I am deeply aware of the disappointment and hurt that my infidelity has caused to so many people, most of all my wife and children. I want to say again to everyone that I am profoundly sorry and that I ask forgiveness. It may not be possible to repair the damage I've done, but I want to do my best to try.

I would like to ask everyone, including my fans, the good people at my foundation, business partners, the PGA Tour, and my fellow competitors, for their understanding. What's most important now is that my family has the time, privacy, and safe haven we will need for personal healing.

After much soul searching, I have decided to take an indefinite break from professional golf. I need to focus my attention on being a better husband, father, and person._ _Again, I ask for privacy for my family and I am especially grateful for all those who have offered compassion and concern during this difficult period.

--from Tiger Woods' website

Once again, I am led to wonder about a culture that makes role models of ordinary human beings for the silliest of reasons. Tiger Woods is undoubtedly a superior golfer, but let's be absolutely clear about one thing: it means he has the ability to hit a small ball with a large stick and send it in a particular direction, chasing it into a small hole, hitting it fewer times than most others require to achieve the same result. Nothing more, nothing less. He has been very fortunate in that he has been able to parlay this ability into a lucrative career, and it's certainly nothing that I can do, but perhaps you will forgive me if I find this less impressive than, say, finding the cure for polio or devoting one's life to teaching 7th graders (which surely should qualify one for canonization).

Nevertheless, we live in a society that likes to put people on pedestals, essentially setting them up to fail, then we are surprised to find out that they have feet of clay like the rest of us. It isn't just popular culture, either; the leader of my church, Metropolitan Jonah of the Orthodox Church in America, said at his elevation to the metropolitanate that when it comes to bishops, "What happens to a guy? You put him on a stand in the middle of the church, you dress him up like the Byzantine emperor and you tell him to live forever." And then we're surprised when problems happen.

So when a pro athlete with a beautiful wife, millions of dollars in sponsorships and a jet-set lifestyle turns out to have violated his marriage vows, it becomes front-page news and fodder for all the tabloids and talk radio hosts, and everyone professes shock. Sorry, but I'm not shocked. Tiger Woods has been in the public eye for his entire life--his first TV appearance was on the Mike Douglas Show at the age of 2, putting against Bob Hope.

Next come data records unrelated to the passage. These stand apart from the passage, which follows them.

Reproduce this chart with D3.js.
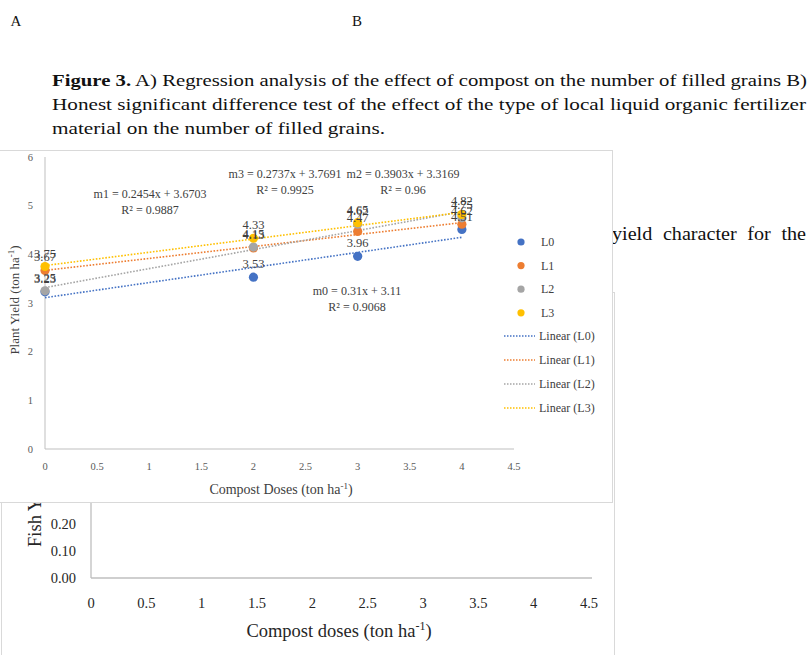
<!DOCTYPE html>
<html>
<head>
<meta charset="utf-8">
<script src="https://cdn.jsdelivr.net/npm/d3@7"></script>
<style>
  html, body { margin: 0; padding: 0; background: #fff; }
  svg { display: block; }
  text { font-family: "Liberation Serif", "DejaVu Serif", serif; }
</style>
</head>
<body>
<svg id="page" width="808" height="655"></svg>
<script>
// ---- data: plant yield (ton/ha) per compost dose for each liquid fertilizer type ----
const doses = [0, 2, 3, 4];
const seriesNames = ["L0", "L1", "L2", "L3"];
const yieldL0 = [3.23, 3.53, 3.96, 4.51];
const yieldL1 = [3.67, 4.13, 4.47, 4.62];
const yieldL2 = [3.25, 4.15, 4.62, 4.75];
const yieldL3 = [3.75, 4.33, 4.65, 4.82];

// linear trend fits shown on the chart
const eqNames = ["m0", "m1", "m2", "m3"];
const slopes = [0.31, 0.2454, 0.3903, 0.2737];
const intercepts = [3.11, 3.6703, 3.3169, 3.7691];
const rSquared = [0.9068, 0.9887, 0.96, 0.9925];

// axis ticks
const xTicksA = [0, 0.5, 1, 1.5, 2, 2.5, 3, 3.5, 4, 4.5];
const yTicksA = [0, 1, 2, 3, 4, 5, 6];
const xTicksB = [0, 0.5, 1, 1.5, 2, 2.5, 3, 3.5, 4, 4.5];
const yTicksB = [0, 0.1, 0.2];

const seriesColors = ["#4472C4", "#ED7D31", "#A5A5A5", "#FFC000"];
const allYields = [yieldL0, yieldL1, yieldL2, yieldL3];

const svg = d3.select("#page");

// ---- page text around the figures ----
svg.append("text").attr("x", 16).attr("y", 26).attr("text-anchor", "middle")
  .attr("font-size", 15).attr("fill", "#111").text("A");
svg.append("text").attr("x", 357).attr("y", 26).attr("text-anchor", "middle")
  .attr("font-size", 15).attr("fill", "#111").text("B");

const cap1 = svg.append("text").attr("x", 52).attr("y", 86).attr("font-size", 17.5).attr("fill", "#111")
  .attr("textLength", 755).attr("lengthAdjust", "spacingAndGlyphs");
cap1.append("tspan").attr("font-weight", "bold").text("Figure 3.");
cap1.append("tspan").text(" A) Regression analysis of the effect of compost on the number of filled grains B)");
svg.append("text").attr("x", 52).attr("y", 110).attr("font-size", 17.5).attr("fill", "#111")
  .attr("textLength", 754).attr("lengthAdjust", "spacingAndGlyphs")
  .text("Honest significant difference test of the effect of the type of local liquid organic fertilizer");
svg.append("text").attr("x", 52).attr("y", 134).attr("font-size", 17.5).attr("fill", "#111")
  .attr("textLength", 333).attr("lengthAdjust", "spacingAndGlyphs")
  .text("material on the number of filled grains.");

svg.append("text").attr("x", 612).attr("y", 240).attr("font-size", 18).attr("fill", "#111")
  .attr("word-spacing", 5).attr("textLength", 194).attr("lengthAdjust", "spacingAndGlyphs")
  .text("yield character for the");

// ---- chart B (fish yield), partly covered by chart A ----
const gB = svg.append("g");
gB.append("rect").attr("x", 1.5).attr("y", 292.5).attr("width", 613).attr("height", 400)
  .attr("fill", "#fff").attr("stroke", "#d9d9d9");

const xB = d3.scaleLinear().domain([0, 4.5]).range([91, 589]);
const yB = d3.scaleLinear().domain([0, 0.3]).range([578, 497]);

gB.append("line").attr("x1", 91).attr("x2", 592).attr("y1", yB(0)).attr("y2", yB(0))
  .attr("stroke", "#bfbfbf").attr("stroke-width", 1.3);
gB.append("line").attr("x1", 91).attr("x2", 91).attr("y1", yB(0)).attr("y2", 300)
  .attr("stroke", "#bfbfbf").attr("stroke-width", 1.3);

gB.selectAll("text.xtb").data(xTicksB).join("text").attr("class", "xtb")
  .attr("x", d => xB(d)).attr("y", 608).attr("text-anchor", "middle")
  .attr("font-size", 14.5).attr("fill", "#262626").text(d => d3.format("~g")(d));
gB.selectAll("text.ytb").data(yTicksB).join("text").attr("class", "ytb")
  .attr("x", 76).attr("y", d => yB(d) + 5).attr("text-anchor", "end")
  .attr("font-size", 14.5).attr("fill", "#262626").text(d => d3.format(".2f")(d));

const xtB = gB.append("text").attr("x", 339).attr("y", 637).attr("text-anchor", "middle")
  .attr("font-size", 18.5).attr("fill", "#262626");
xtB.append("tspan").text("Compost doses (ton ha");
xtB.append("tspan").attr("font-size", 12).attr("dy", -7).text("-1");
xtB.append("tspan").attr("dy", 7).text(")");

const ytB = gB.append("text").attr("transform", "translate(41,547) rotate(-90)")
  .attr("font-size", 18.5).attr("fill", "#262626");
ytB.append("tspan").text("Fish Yield (ton ha");
ytB.append("tspan").attr("font-size", 12).attr("dy", -7).text("-1");
ytB.append("tspan").attr("dy", 7).text(")");

// ---- chart A (plant yield regression) ----
const gA = svg.append("g");
gA.append("rect").attr("x", -0.5).attr("y", 150.5).attr("width", 613).attr("height", 352)
  .attr("fill", "#fff").attr("stroke", "#d9d9d9");

const xA = d3.scaleLinear().domain([0, 4.5]).range([45, 514]);
const yA = d3.scaleLinear().domain([0, 6]).range([449, 157]);

const axisA = gA.append("g");
axisA.append("line").attr("x1", xA(0)).attr("x2", xA(4.5)).attr("y1", yA(0)).attr("y2", yA(0))
  .attr("stroke", "#bfbfbf").attr("stroke-width", 1);
axisA.append("line").attr("x1", xA(0)).attr("x2", xA(0)).attr("y1", yA(0)).attr("y2", yA(6))
  .attr("stroke", "#bfbfbf").attr("stroke-width", 1);

axisA.selectAll("text.xta").data(xTicksA).join("text").attr("class", "xta")
  .attr("x", d => xA(d)).attr("y", 470).attr("text-anchor", "middle")
  .attr("font-size", 10.5).attr("fill", "#595959").text(d => d3.format("~g")(d));
axisA.selectAll("text.yta").data(yTicksA).join("text").attr("class", "yta")
  .attr("x", 33).attr("y", d => yA(d) + 3.5).attr("text-anchor", "end")
  .attr("font-size", 10.5).attr("fill", "#595959").text(d => d);

const xtA = gA.append("text").attr("x", 281).attr("y", 494).attr("text-anchor", "middle")
  .attr("font-size", 14).attr("fill", "#404040");
xtA.append("tspan").text("Compost Doses (ton ha");
xtA.append("tspan").attr("font-size", 9).attr("dy", -5).text("-1");
xtA.append("tspan").attr("dy", 5).text(")");

const ytA = gA.append("text").attr("transform", "translate(19,300) rotate(-90)")
  .attr("text-anchor", "middle").attr("font-size", 13).attr("fill", "#404040");
ytA.append("tspan").text("Plant Yield (ton ha");
ytA.append("tspan").attr("font-size", 9).attr("dy", -5).text("-1");
ytA.append("tspan").attr("dy", 5).text(")");

// dotted linear trend lines from the fitted coefficients
seriesNames.forEach((name, i) => {
  const xs = [0, d3.max(doses)];
  gA.append("line")
    .attr("x1", xA(xs[0])).attr("y1", yA(intercepts[i] + slopes[i] * xs[0]))
    .attr("x2", xA(xs[1])).attr("y2", yA(intercepts[i] + slopes[i] * xs[1]))
    .attr("stroke", seriesColors[i]).attr("stroke-width", 1.6)
    .attr("stroke-dasharray", "1.6,1.6");
});

// points and value labels
seriesNames.forEach((name, i) => {
  const pts = doses.map((d, j) => ({ x: d, y: allYields[i][j] }));
  gA.selectAll("circle.s" + i).data(pts).join("circle").attr("class", "s" + i)
    .attr("cx", d => xA(d.x)).attr("cy", d => yA(d.y)).attr("r", 4.6)
    .attr("fill", seriesColors[i]);
});
seriesNames.forEach((name, i) => {
  const pts = doses.map((d, j) => ({ x: d, y: allYields[i][j] }));
  gA.selectAll("text.v" + i).data(pts).join("text").attr("class", "v" + i)
    .attr("x", d => xA(d.x)).attr("y", d => yA(d.y) - 9).attr("text-anchor", "middle")
    .attr("font-size", 12.5).attr("fill", "#404040").text(d => d3.format(".2f")(d.y));
});

// regression equations
const eqPos = [[357, 295], [150, 198], [403, 178], [285, 178]];
seriesNames.forEach((name, i) => {
  const t = gA.append("text").attr("text-anchor", "middle").attr("font-size", 12).attr("fill", "#404040");
  t.append("tspan").attr("x", eqPos[i][0]).attr("y", eqPos[i][1])
    .text(`${eqNames[i]} = ${slopes[i]}x + ${intercepts[i]}`);
  t.append("tspan").attr("x", eqPos[i][0]).attr("y", eqPos[i][1] + 16)
    .text(`R² = ${rSquared[i]}`);
});

// legend
const legend = gA.append("g");
seriesNames.forEach((name, i) => {
  const yy = 242 + i * 23.6;
  legend.append("circle").attr("cx", 521).attr("cy", yy).attr("r", 3.6).attr("fill", seriesColors[i]);
  legend.append("text").attr("x", 541).attr("y", yy + 4).attr("font-size", 12).attr("fill", "#404040").text(name);
});
seriesNames.forEach((name, i) => {
  const yy = 336 + i * 24;
  legend.append("line").attr("x1", 504).attr("x2", 535).attr("y1", yy).attr("y2", yy)
    .attr("stroke", seriesColors[i]).attr("stroke-width", 1.4).attr("stroke-dasharray", "1.5,1.5");
  legend.append("text").attr("x", 539).attr("y", yy + 4).attr("font-size", 12).attr("fill", "#404040")
    .text(`Linear (${name})`);
});
</script>
</body>
</html>
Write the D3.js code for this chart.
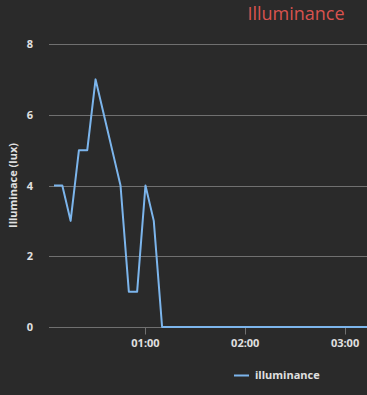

He's enjoyed fabulous success, has played on the finest courses in the world, has traveled around the globe, and has been showered with obscene amounts of money while women were throwing themselves at him at every turn. And then we're surprised that problems happened--that he was less than perfect, that he turned out to be an adult male with a prodigious sexual appetite, that his squeaky-clean image was just that, an image. Oh dear, stop the presses.

And if this is unfair to Tiger Woods and those, like him, who find themselves the fallen idols of an unforgiving public, it's equally bad for said public. Focusing on the private peccadillos of our secular idols does nothing to improve the quality of our own imperfect lives, and we would be far better off giving him and his family the privacy and the time to put their lives back together. Otherwise, it's all just gossip, judgment, and condemnation, and we might as well be flogging ourselves, since all of those things are transgressions, and none of them are salvific.